Nestes quatro anos de {reprograma}, a economista viu graduarem-se mais de 700 mulheres, 95% de todas as estudantes que passaram pelo programa. “Nós impulsionamos redes de apoio tanto dentro do curso como no setor de tecnologia depois, porque elas continuam se falando e se cria uma sororidade”, conta. Algumas delas até mesmo voltam para lecionar no programa, enquanto trabalham como programadoras em uma empresa de tecnologia.
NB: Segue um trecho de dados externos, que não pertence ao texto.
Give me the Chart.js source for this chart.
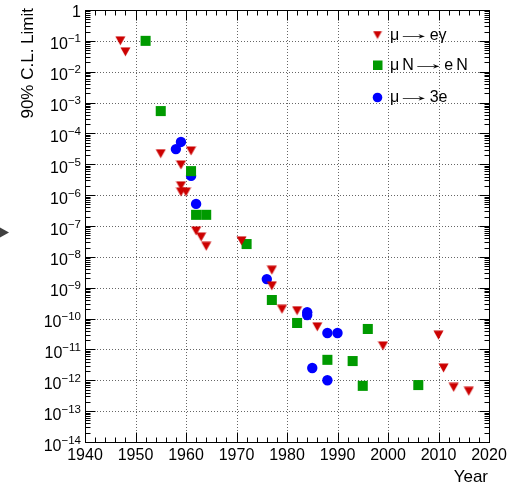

Mas a mudança que o {reprograma} está gestando é mais do que profissional. Para sua fundadora, a iniciativa “realmente reprograma a vida das mulheres”. Muitas das estudantes chegam com a síndrome da impostora, achando que não estão à altura, e “saem transformadas”. Também há mães que, como Reyes Milk, programam com seus filhos ao lado. “É cada vez mais comum ver ex-alunas com o computador e seu bebê”, diz emocionada. “Isso é um resumo perfeito do que conquistamos dando a elas essas ferramentas e conhecimento. Mas são elas que tiveram a capacidade de pegar tudo isso para mudar sua vida, a de suas famílias e comunidades”.
A partir deste ano, a iniciativa tem um financiamento de 300.000 dólares (1,7 milhão de reais) do BID Lab, o laboratório de inovação do Banco Interamericano de Desenvolvimento. Com este impulso Reyes Milk pretende continuar formando programadoras e professoras em tecnologia” que farão uma mudança dramática no ecossistema” e também poder levar o projeto a outros países latino-americanos. Esta é uma meta a curto prazo, porque seu sonho futuro é outro: que o {reprograma} não precise existir. “Que o mercado seja 50-50, que exista diversidade de mulheres LGBTIQ+, negras e indígenas”, conclui. “Que o setor seja um reflexo da sociedade e possam ser criadas coisas que atendam às necessidades de todos”.